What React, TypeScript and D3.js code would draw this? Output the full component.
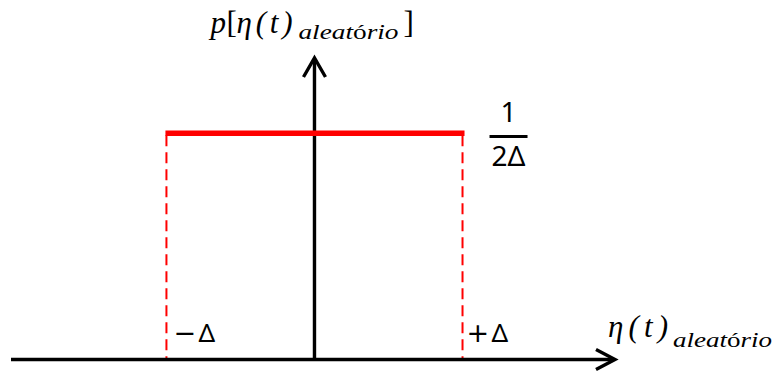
import React from "react";
import * as d3 from "d3";

// Uniform noise density p[η] = 1/(2Δ) on [−Δ, +Δ], zero elsewhere
const xDomain: number[] = [-2.05, 2.03];
const yDomain: number[] = [0, 0.666];
const supportBounds: number[] = [-1, 1];
const densityLevels: number[] = [0.5];
const boundSigns: string[] = ["−", "+"];
const boundSymbol = "Δ";
const fractionParts: string[] = ["1", "2Δ"];
const axisVar: string[] = ["η(t)", "aleat", "ó", "rio"];

const W = 777;
const H = 372;

const mathFont = "'Liberation Serif', 'Times New Roman', serif";
const uprightFont = "'Noto Sans', 'Open Sans', sans-serif";
const signFont = "'DejaVu Sans', sans-serif";

export default function App() {
  const x = d3.scaleLinear().domain(xDomain).range([11, 615]);
  const y = d3.scaleLinear().domain(yDomain).range([359.5, 58]);

  const x0 = x(0);
  const y0 = y(0);
  const xEnd = x(xDomain[1]);
  const yEnd = y(yDomain[1]);
  const level = y(densityLevels[0]);
  const [lo, hi] = supportBounds.map((b) => x(b));

  const hLine = d3.line<[number, number]>();

  const subscript = () => (
    <>
      <tspan>{axisVar[1]}</tspan>
      <tspan fontStyle="normal">{axisVar[2]}</tspan>
      <tspan>{axisVar[3]}</tspan>
    </>
  );

  return (
    <div style={{ position: "absolute", left: 0, top: 0 }}>
      <svg width={W} height={H} viewBox={`0 0 ${W} ${H}`} style={{ display: "block", background: "#fff" }}>
        {/* dashed drops from the density level to the axis */}
        {[lo, hi].map((px, i) => (
          <path
            key={`drop-${i}`}
            d={hLine([[px, level + 2], [px, y0]]) || ""}
            stroke="#ff0000"
            strokeWidth={2}
            strokeDasharray="11,6"
            fill="none"
          />
        ))}

        {/* horizontal axis with open arrowhead */}
        <path d={hLine([[x(xDomain[0]), y0], [xEnd - 2, y0]]) || ""} stroke="#000" strokeWidth={3.4} fill="none" />
        <path
          d={hLine([[xEnd - 19, y0 - 10], [xEnd, y0], [xEnd - 19, y0 + 10]]) || ""}
          stroke="#000"
          strokeWidth={3.4}
          fill="none"
          strokeLinejoin="miter"
        />

        {/* vertical axis with open arrowhead */}
        <path d={hLine([[x0, y0], [x0, yEnd + 2]]) || ""} stroke="#000" strokeWidth={3.4} fill="none" />
        <path
          d={hLine([[x0 - 11, yEnd + 19], [x0, yEnd], [x0 + 11, yEnd + 19]]) || ""}
          stroke="#000"
          strokeWidth={3.4}
          fill="none"
          strokeLinejoin="miter"
        />

        {/* density level */}
        <path d={hLine([[lo - 1, level], [hi + 2, level]]) || ""} stroke="#ff0000" strokeWidth={5.5} fill="none" />

        {/* bound labels −Δ and +Δ */}
        {[lo, hi].map((px, i) => (
          <g key={`bound-${i}`} fill="#000">
            <text x={px + (i === 0 ? 7 : 4)} y={342} fontFamily={signFont} fontSize={27}>
              {boundSigns[i]}
            </text>
            <text x={px + (i === 0 ? 32 : 29)} y={342} fontFamily={uprightFont} fontSize={26}>
              {boundSymbol}
            </text>
          </g>
        ))}

        {/* 1/(2Δ) level label */}
        <text x={hi + 46} y={122} fontFamily={uprightFont} fontSize={28} textAnchor="middle" fill="#000">
          {fractionParts[0]}
        </text>
        <path d={hLine([[hi + 27, 136.5], [hi + 65, 136.5]]) || ""} stroke="#000" strokeWidth={2.8} fill="none" />
        <text x={hi + 46} y={166} fontFamily={uprightFont} fontSize={28} textAnchor="middle" fill="#000">
          {fractionParts[1]}
        </text>

        {/* vertical axis title: p[η(t)_aleatório] */}
        <g fontFamily={mathFont} fontStyle="italic" fill="#000">
          <text x={x0 - 104} y={33} fontSize={31}>p</text>
          <text x={x0 - 88} y={33} fontSize={31} fontStyle="normal">[</text>
          <text x={x0 - 78} y={33} fontSize={31} textLength={56} lengthAdjust="spacing">{axisVar[0]}</text>
          <text x={x0 - 16} y={39} fontSize={21} textLength={100} lengthAdjust="spacingAndGlyphs">
            {subscript()}
          </text>
          <text x={x0 + 89} y={33} fontSize={31} fontStyle="normal">]</text>
        </g>

        {/* horizontal axis title: η(t)_aleatório */}
        <g fontFamily={mathFont} fontStyle="italic" fill="#000">
          <text x={xEnd - 7} y={337} fontSize={31} textLength={60} lengthAdjust="spacing">{axisVar[0]}</text>
          <text x={xEnd + 58} y={347} fontSize={21} textLength={99} lengthAdjust="spacingAndGlyphs">
            {subscript()}
          </text>
        </g>
      </svg>
    </div>
  );
}
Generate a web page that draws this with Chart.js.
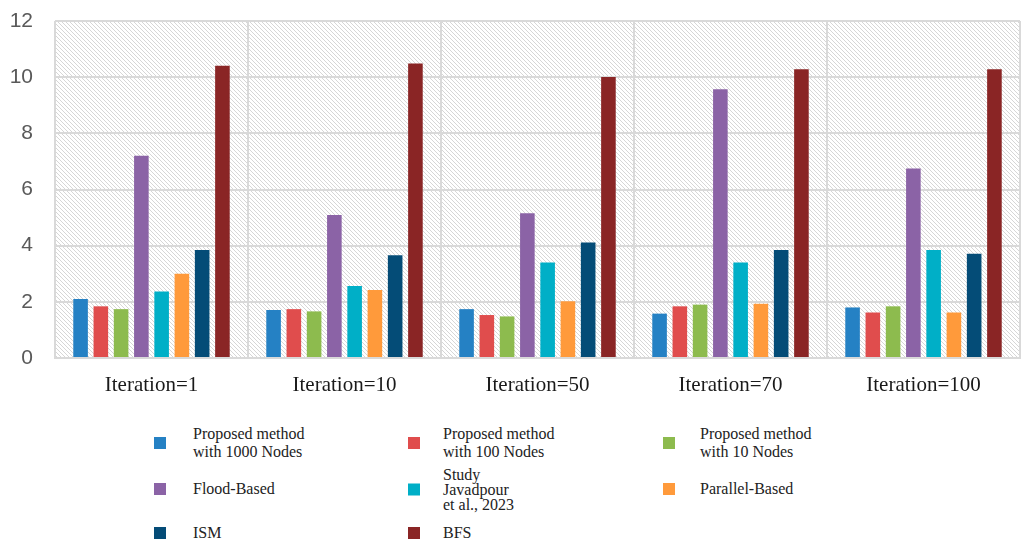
• • • • • • •
* Task description *
Your task is to reproduce the entries above word for word, from the first line through the line with "const H = 372;", and please leave out any pictures.

* Task answer *
What React, TypeScript and D3.js code would draw this? Output the full component.
import React from "react";
import * as d3 from "d3";

// Uniform noise density p[η] = 1/(2Δ) on [−Δ, +Δ], zero elsewhere
const xDomain: number[] = [-2.05, 2.03];
const yDomain: number[] = [0, 0.666];
const supportBounds: number[] = [-1, 1];
const densityLevels: number[] = [0.5];
const boundSigns: string[] = ["−", "+"];
const boundSymbol = "Δ";
const fractionParts: string[] = ["1", "2Δ"];
const axisVar: string[] = ["η(t)", "aleat", "ó", "rio"];

const W = 777;
const H = 372;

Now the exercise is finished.